The city’s thoroughfare is Avenida de Colon — somewhat a tribute to Colombus who set sail through Seville’s docks and set motion to Europe’s wealth and enlightenment. In the 16th century, Seville became Europe’s most important city, the gateway to the Americas, the only trading port between the old and new worlds spanning from Manila to Managua.
Chill out
Tramping the impossibly narrow alleyways of Santa Cruz,  I weaved my way back toward those inviting spires. Scooters dodged, horse-drawn wagons ducked, I had to affront the imposing Santa Maria de la Sede cathedral. But I went further down.
I was set to down probably what’s the best aperitif place in town. EME Catedral is a multi-starred hotel venue jealously guarded by locals, frequented by overseas visitors, famous for its vista.
A discreet elevator silently whizzed up through the inner courtyard, taking me to the celebrated rooftop bar. Everything suddenly turned into a movie set. 
Down below, I could hear a silent humming from Avenida Alemanes,  the street that once housed German  merchants in opulent Seville. And before my eyes, close enough for me to see the details was Seville’s two landmarks: the cathedral and Giralda bell tower.
It’s hard not to be awed but I couldn’t get enough of the Santa Sede cathedral. Spain’s largest church is adorned in proper Gothic style and highlighted by sky-reaching arrows of her spires. Her bulky figure sits at number three of the world’s largest churches. Simply put, its beauty has to be seen to be believed.

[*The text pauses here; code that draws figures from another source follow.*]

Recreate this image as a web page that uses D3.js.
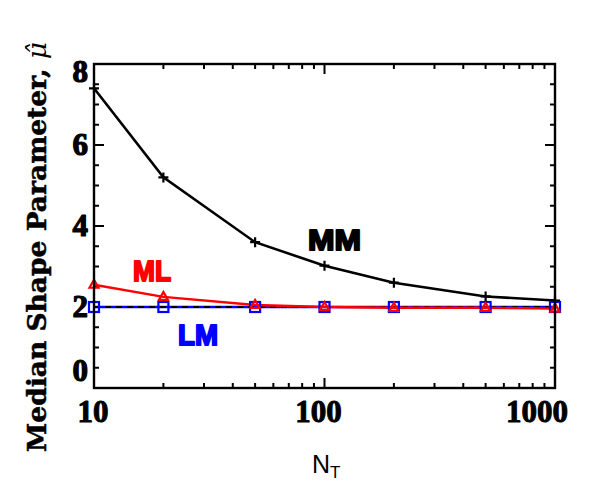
<!DOCTYPE html>
<html><head><meta charset="utf-8">
<script src="https://cdn.jsdelivr.net/npm/d3@7"></script>
<style>body{margin:0;background:#fff}</style>
</head><body>
<svg id="c" width="602" height="481"></svg>
<script>
const nT = [10, 20, 50, 100, 200, 500, 1000];
const mmValues = [7.4, 5.2, 3.6, 3.02, 2.6, 2.26, 2.16];
const mlValues = [2.55, 2.25, 2.05, 2.0, 1.98, 1.98, 1.96];
const lmValues = [2.0, 2.0, 2.0, 2.0, 2.0, 2.0, 2.0];
const trueValue = 2;
const xTickLabels = ["10", "100", "1000"];
const yTickLabels = ["0", "2", "4", "6", "8"];

const svg = d3.select("#c");
const L = 94, R = 555, T = 64, B = 388;
const x = d3.scaleLog().domain([10, 1000]).range([L, R]);
const y = d3.scaleLinear().domain([0, 8]).range([B, T]);

const xMinor = [];
for (let d = 10; d <= 100; d *= 10) for (let k = 2; k <= 9; k++) xMinor.push(d * k);
const xMajor = [10, 100, 1000];
const yMajor = [0, 2, 4, 6, 8];
const yMinor = d3.range(0, 8.01, 0.5).filter(v => v % 2 !== 0);

const g = svg.append("g");
const tk = g.append("g").attr("stroke", "#000").attr("stroke-width", 2);
xMajor.forEach(v => {
  tk.append("line").attr("x1", x(v)).attr("x2", x(v)).attr("y1", B).attr("y2", B - 10);
  tk.append("line").attr("x1", x(v)).attr("x2", x(v)).attr("y1", T).attr("y2", T + 10);
});
xMinor.forEach(v => {
  tk.append("line").attr("x1", x(v)).attr("x2", x(v)).attr("y1", B).attr("y2", B - 5);
  tk.append("line").attr("x1", x(v)).attr("x2", x(v)).attr("y1", T).attr("y2", T + 5);
});
yMajor.forEach(v => {
  tk.append("line").attr("x1", L).attr("x2", L + 10).attr("y1", y(v)).attr("y2", y(v));
  tk.append("line").attr("x1", R).attr("x2", R - 10).attr("y1", y(v)).attr("y2", y(v));
});
yMinor.forEach(v => {
  tk.append("line").attr("x1", L).attr("x2", L + 5).attr("y1", y(v)).attr("y2", y(v));
  tk.append("line").attr("x1", R).attr("x2", R - 5).attr("y1", y(v)).attr("y2", y(v));
});

const xdx = {"10": -1, "100": -6, "1000": -18};
g.selectAll(".xl").data(xTickLabels).enter().append("text")
  .attr("x", d => x(+d) + xdx[d]).attr("y", 422)
  .attr("text-anchor", "middle")
  .attr("font-family", "Liberation Serif").attr("font-weight", "bold").attr("font-size", 31)
  .attr("stroke", "#000").attr("stroke-width", 1).attr("stroke-linejoin", "round")
  .text(d => d);
const ydy = {"0": -17, "8": 8};
g.selectAll(".yl").data(yTickLabels).enter().append("text")
  .attr("x", 88).attr("y", d => y(+d) + 10 + (ydy[d] || 0))
  .attr("text-anchor", "end")
  .attr("font-family", "Liberation Serif").attr("font-weight", "bold").attr("font-size", 31)
  .attr("stroke", "#000").attr("stroke-width", 1.2).attr("stroke-linejoin", "round")
  .text(d => d);

const line = vals => d3.line().x((d, i) => x(nT[i])).y(d => y(d))(vals);
const data = nT.map((n, i) => ({n, mm: mmValues[i], ml: mlValues[i], lm: lmValues[i]}));

g.append("path").attr("d", line(lmValues)).attr("fill", "none").attr("stroke", "#0000ff").attr("stroke-width", 2.4);
g.append("line").attr("x1", x(10)).attr("x2", x(1000)).attr("y1", y(trueValue)).attr("y2", y(trueValue))
  .attr("stroke", "#000").attr("stroke-width", 1.8).attr("stroke-dasharray", "6,5");
g.append("path").attr("d", line(mlValues)).attr("fill", "none").attr("stroke", "#ff0000").attr("stroke-width", 2.4);
g.append("path").attr("d", line(mmValues)).attr("fill", "none").attr("stroke", "#000").attr("stroke-width", 2.6);

g.selectAll(".lm").data(data).enter().append("rect")
  .attr("x", d => x(d.n) - 5).attr("y", d => y(d.lm) - 5).attr("width", 10).attr("height", 10)
  .attr("fill", "none").attr("stroke", "#0000ff").attr("stroke-width", 2.2);
g.selectAll(".ml").data(data).enter().append("path")
  .attr("d", d => `M${x(d.n)},${y(d.ml) - 5}L${x(d.n) + 4.5},${y(d.ml) + 3}L${x(d.n) - 4.5},${y(d.ml) + 3}Z`)
  .attr("fill", "none").attr("stroke", "#ff0000").attr("stroke-width", 2.2);
g.selectAll(".mm").data(data).enter().append("path")
  .attr("d", d => `M${x(d.n) - 5},${y(d.mm)}H${x(d.n) + 5}M${x(d.n)},${y(d.mm) - 5}V${y(d.mm) + 5}`)
  .attr("stroke", "#000").attr("stroke-width", 2.2);

g.append("rect").attr("x", L).attr("y", T).attr("width", R - L).attr("height", B - T)
  .attr("fill", "none").attr("stroke", "#000").attr("stroke-width", 2.4);

const lab = (t, px, py, col, len) => g.append("text").attr("x", px).attr("y", py)
  .attr("font-family", "Liberation Sans").attr("font-weight", "bold").attr("font-size", 30)
  .attr("fill", col).attr("stroke", col).attr("stroke-width", 2).attr("stroke-linejoin", "round")
  .attr("textLength", len).attr("lengthAdjust", "spacingAndGlyphs").text(t);
lab("MM", 308, 250, "#000", 53);
lab("ML", 133, 281, "#ff0000", 38);
lab("LM", 178, 345, "#0000ff", 40);

const xt = svg.append("text").attr("x", 312).attr("y", 473)
  .attr("font-family", "Liberation Sans").attr("font-size", 25).attr("fill", "#000");
xt.append("tspan").text("N");
xt.append("tspan").attr("font-size", 17).attr("dy", 5).text("T");

const yt = svg.append("text").attr("transform", "translate(46,452) rotate(-90)")
  .attr("font-family", "DejaVu Serif").attr("font-weight", "bold").attr("font-size", 26.5)
  .attr("fill", "#000").attr("stroke", "#000").attr("stroke-width", 0.5).attr("stroke-linejoin", "round");
yt.append("tspan").text("Median Shape Parameter, ");
yt.append("tspan").attr("font-style", "italic").attr("font-weight", "normal").attr("stroke-width", 0).text("\u03BC\u0302");
</script>
</body></html>
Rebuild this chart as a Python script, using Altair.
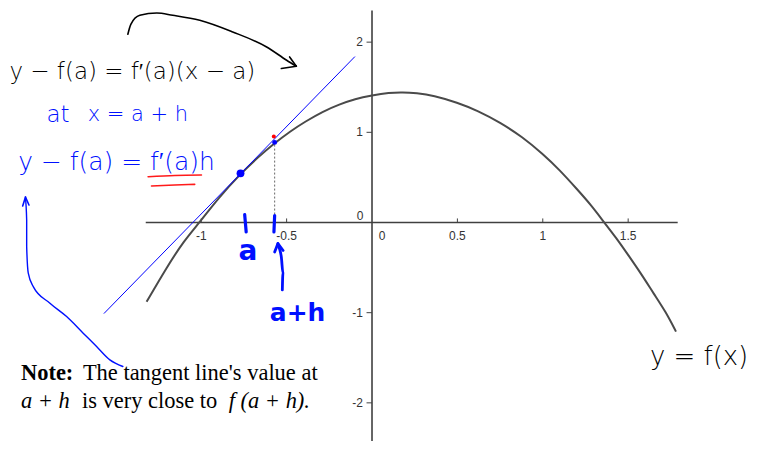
import altair as alt
import pandas as pd

# ---- data ----
curve_x = [-1.32, -1.20, -1.10, -1.01, -0.90, -0.77, -0.67, -0.57, -0.48, -0.39, -0.29, -0.19, -0.10,
           0.00, 0.10, 0.18, 0.26, 0.36, 0.50, 0.62, 0.75, 0.88, 1.00, 1.10, 1.20, 1.28, 1.36, 1.43,
           1.50, 1.58, 1.65, 1.72, 1.78]
curve_y = [-0.88, -0.49, -0.20, 0.00, 0.27, 0.54, 0.72, 0.88, 1.01, 1.12, 1.23, 1.31, 1.37,
           1.41, 1.44, 1.445, 1.435, 1.41, 1.33, 1.24, 1.11, 0.95, 0.76, 0.58, 0.37, 0.20, 0.00, -0.17,
           -0.36, -0.58, -0.79, -0.99, -1.21]
tangent_x = [-1.57, -0.10]
tangent_y = [-1.01, 1.84]
point_a = (-0.77, 0.545)
point_ah = (-0.57, 0.888)
point_tan = (-0.575, 0.955)
xtick_vals = [-1, -0.5, 0.5, 1, 1.5]
xtick_labels = ["-1", "-0.5", "0.5", "1", "1.5"]
ytick_vals = [2, 1, -1, -2]
ytick_labels = ["2", "1", "-1", "-2"]
xaxis_range = [-1.325, 1.79]
yaxis_range = [-2.5, 2.35]

# ---- layout ----
W, H = 742, 433
X0PX, XS = 364.5, 171.0
Y0PX, YS = 214.5, 90.3
XDOM = [-X0PX / XS, (W - X0PX) / XS]
YDOM = [(Y0PX - H) / YS, Y0PX / YS]
xsc = alt.Scale(domain=XDOM, nice=False, zero=False)
ysc = alt.Scale(domain=YDOM, nice=False, zero=False)


def X(f):
    return alt.X(f, type="quantitative", scale=xsc, axis=None)


def Y(f):
    return alt.Y(f, type="quantitative", scale=ysc, axis=None)


def px2d(px, py):
    return ((px - 8 - X0PX) / XS, (Y0PX - (py - 8)) / YS)


AXC = "#404040"
BLUE = "#0010ff"

layers = []

# axes
axes_df = pd.DataFrame({"x": [xaxis_range[0], 0], "x2": [xaxis_range[1], 0],
                        "y": [0, yaxis_range[0]], "y2": [0, max(yaxis_range[1], 0)]})
layers.append(alt.Chart(axes_df).mark_rule(color=AXC, strokeWidth=1.6).encode(
    x=X("x"), x2="x2", y=Y("y"), y2="y2"))

xt = pd.DataFrame({"v": xtick_vals, "lab": xtick_labels, "z": 0.0, "z2": 0.045})
layers.append(alt.Chart(xt).mark_rule(color=AXC, strokeWidth=1).encode(x=X("v"), y=Y("z"), y2="z2"))
layers.append(alt.Chart(xt).mark_text(font="Liberation Sans", fontSize=12, color="#333333",
                                      dy=14, baseline="middle").encode(x=X("v"), y=Y("z"), text="lab"))
yt = pd.DataFrame({"v": ytick_vals, "lab": ytick_labels, "z": 0.0, "z2": -0.032})
layers.append(alt.Chart(yt).mark_rule(color=AXC, strokeWidth=1).encode(y=Y("v"), x=X("z"), x2="z2"))
layers.append(alt.Chart(yt).mark_text(font="Liberation Sans", fontSize=12, color="#333333",
                                      dx=-9, align="right", baseline="middle").encode(y=Y("v"), x=X("z"), text="lab"))
zero_df = pd.DataFrame({"x": [0], "y": [0], "lab": ["0"]})
layers.append(alt.Chart(zero_df).mark_text(font="Liberation Sans", fontSize=12, color="#333333",
                                           dx=10, dy=14, baseline="middle").encode(x=X("x"), y=Y("y"), text="lab"))
layers.append(alt.Chart(zero_df).mark_text(font="Liberation Sans", fontSize=12, color="#333333",
                                           dx=-12, dy=-7, baseline="middle").encode(x=X("x"), y=Y("y"), text="lab"))

# curve
curve_df = pd.DataFrame({"x": curve_x, "y": curve_y})
layers.append(alt.Chart(curve_df).mark_line(color="#4a4a4a", strokeWidth=2, interpolate="basis").encode(
    x=X("x"), y=Y("y")))

# tangent
tan_df = pd.DataFrame({"x": tangent_x, "y": tangent_y})
layers.append(alt.Chart(tan_df).mark_line(color="#0000ff", strokeWidth=1).encode(x=X("x"), y=Y("y")))

# dotted vertical
dot_df = pd.DataFrame({"x": [point_ah[0]], "y": [0.0], "y2": [point_ah[1]]})
layers.append(alt.Chart(dot_df).mark_rule(color="#666666", strokeWidth=1, strokeDash=[2, 2]).encode(
    x=X("x"), y=Y("y"), y2="y2"))

# points
pts = pd.DataFrame({"x": [point_tan[0], point_a[0], point_ah[0]],
                    "y": [point_tan[1], point_a[1], point_ah[1]],
                    "c": ["#ff0000", "#0000ff", "#0000ff"],
                    "s": [16, 62, 24]})
layers.append(alt.Chart(pts).mark_point(filled=True, opacity=1).encode(
    x=X("x"), y=Y("y"), color=alt.Color("c:N", scale=None), size=alt.Size("s:Q", scale=None)))

# handwritten strokes (page pixels -> data)
strokes = {
    "arrow_black": ([(128, 34), (131, 24), (140, 15), (157, 12.7), (173, 15), (200, 20), (233, 31.7),
                     (267, 46.7), (287, 60), (296.7, 66)], "black", 1.6),
    "arrow_black_h1": ([(281.7, 68.3), (296.7, 66)], "black", 1.6),
    "arrow_black_h2": ([(290, 56.7), (296.7, 66)], "black", 1.6),
    "arrow_blue": ([(123, 366.7), (110, 360), (96.7, 346.7), (83.3, 333.3), (66.7, 316.7), (50, 303.3),
                    (33.3, 286.7), (28.3, 273.3), (26.7, 246.7), (26.7, 220), (25.5, 198)], BLUE, 1.4),
    "arrow_blue_h1": ([(22.7, 206), (25.5, 197)], BLUE, 1.6),
    "arrow_blue_h2": ([(29, 205), (25.5, 197)], BLUE, 1.6),
    "tick_a": ([(245, 214.5), (246.5, 232)], BLUE, 3.2),
    "tick_ah": ([(275, 215.5), (274.3, 232)], BLUE, 3.2),
    "arrow_ah": ([(282.7, 290), (283.3, 273), (281.7, 257), (278.3, 245)], BLUE, 2.8),
    "arrow_ah_h1": ([(275, 252), (278.3, 243.5)], BLUE, 2.8),
    "arrow_ah_h2": ([(283.5, 250.5), (278.3, 243.5)], BLUE, 2.8),
    "red1": ([(148.3, 176.7), (175, 175.5), (201.7, 175)], "#ff1a1a", 1.6),
    "red2": ([(151.7, 186), (175, 185), (195, 184.3)], "#ff1a1a", 1.6),
}
for name, (pts_px, col, sw) in strokes.items():
    dd = [px2d(a, b) for a, b in pts_px]
    sdf = pd.DataFrame({"x": [d[0] for d in dd], "y": [d[1] for d in dd], "o": list(range(len(dd)))})
    layers.append(alt.Chart(sdf).mark_line(color=col, strokeWidth=sw, strokeCap="round",
                                           strokeJoin="round", interpolate="monotone" if len(dd) > 2 else "linear").encode(
        x=X("x"), y=Y("y"), order="o:Q"))

# handwritten texts (page pixel centres)
hand = [
    ("y − f(a) = f′(a)(x − a)", 132.5, 72, 23, "black", 300),
    ("at", 58, 115, 23, BLUE, 300),
    ("x = a + h", 138, 115, 21, BLUE, 300),
    ("y − f(a) = f′(a)h", 116.7, 162, 25, BLUE, 300),
    ("a", 248.3, 252, 28, BLUE, 600),
    ("a+h", 298, 313, 25, BLUE, 600),
    ("y = f(x)", 700, 357, 26, "black", 300),
]
for txt, px, py, fs, col, fw in hand:
    layers.append(alt.Chart(pd.DataFrame({"t": [txt]})).mark_text(
        font="DejaVu Sans", fontSize=fs, color=col, fontWeight=fw, align="center", baseline="middle").encode(
        x=alt.value(px - 8), y=alt.value(py - 8), text="t:N"))

# note text
note = [
    ("Note:", 21, 380, "bold", "normal"),
    ("The tangent line's value at", 83, 380, "normal", "normal"),
    ("a + h", 21, 408, "normal", "italic"),
    ("is very close to", 82, 408, "normal", "normal"),
    ("f (a + h).", 229, 408, "normal", "italic"),
]
for txt, px, py, fw, st in note:
    layers.append(alt.Chart(pd.DataFrame({"t": [txt]})).mark_text(
        font="Liberation Serif", fontSize=22.5, color="black", fontWeight=fw, fontStyle=st,
        align="left", baseline="alphabetic").encode(
        x=alt.value(px - 8), y=alt.value(py - 8), text="t:N"))

chart = alt.layer(*layers).properties(
    width=W, height=H, padding=0, autosize=alt.AutoSizeParams(type="none")
).configure_view(stroke=None)

chart.save("out.html", embed_options={"renderer": "svg", "actions": False})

Cocktail in hand, I shifted to the other side of the rooftop bar. Here the view just got better. Standing 100-meter high, the Catholic bell tower of Giralda was the remodel of once the world’s greatest minaret that inspired medieval Islamic cities across the Gibraltar strait. To say it beautiful is like calling the Egyptian
pyramids interesting.
Swamped by stirring and impassioning beauty, I could only think of what Andalusia’s poet Federico Lorca once proclaimed. “Seville, a constellation of arrows, wounds. Low her arch, bright her lights. Seville is a lantern and firefly.”